The book was the first major work on the Cold War-era Soviet space program that benefited from the opening of archives following the collapse of the Soviet Union. In the book, I trace the history of the Soviet space program, from its origins in the post-World War II era to the collapse of its Moon program in the mid-1970s. The focus here was largely on the Soviet human spaceflight program, particularly the spectacular successes of the 1960s such as the launch of first human in space Yuri Gagarin in 1961 and the first woman in space Valentina Tereshkova in 1963. The centerpiece of the book is a lengthy description of the failed Soviet Moon program, a massive project to match the American Apollo program to send a human to the Moon by the end of the 1960s.

The book has received a number of awards and honors:

  • The Wall Street Journal (December 30, 2006) called it one of the “five best” books on space exploration.

  • It received the Eugene M. Emme Astronautical Literature Award from the American Astronautical Society in 2001.

  • The magazine Aviation Week and Space Technology gave it its “year-end laurels” in 2001.

  • The book also received the History Manuscript Award from the American Institute of Aeronautics and Astronautics in 1998.

NOTE no. 1: Please DO NOT buy the exorbitantly-priced reprints of this book that ripoff-vendors are selling on Amazon.

NASA has posted the book on its website.
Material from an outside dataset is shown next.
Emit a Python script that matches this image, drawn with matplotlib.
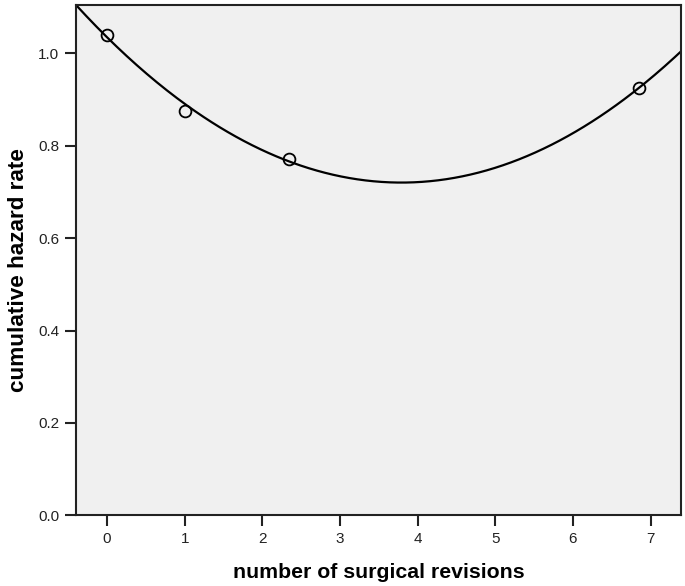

See here and here.

The book is also posted in a number of different formats at archive.org

NOTE no. 2: Also, DO NOT buy the paperback reprints of this book (published in two volumes) that are sold by University Press of Florida. Not only do they have confusing names (Vol 1: Sputnik and the Soviet Space Challenge and Vol 2: The Soviet Space Race with Apollo) but I have NOTHING to do with them. They are awful and poor-quality reproductions and do a disservice to the original.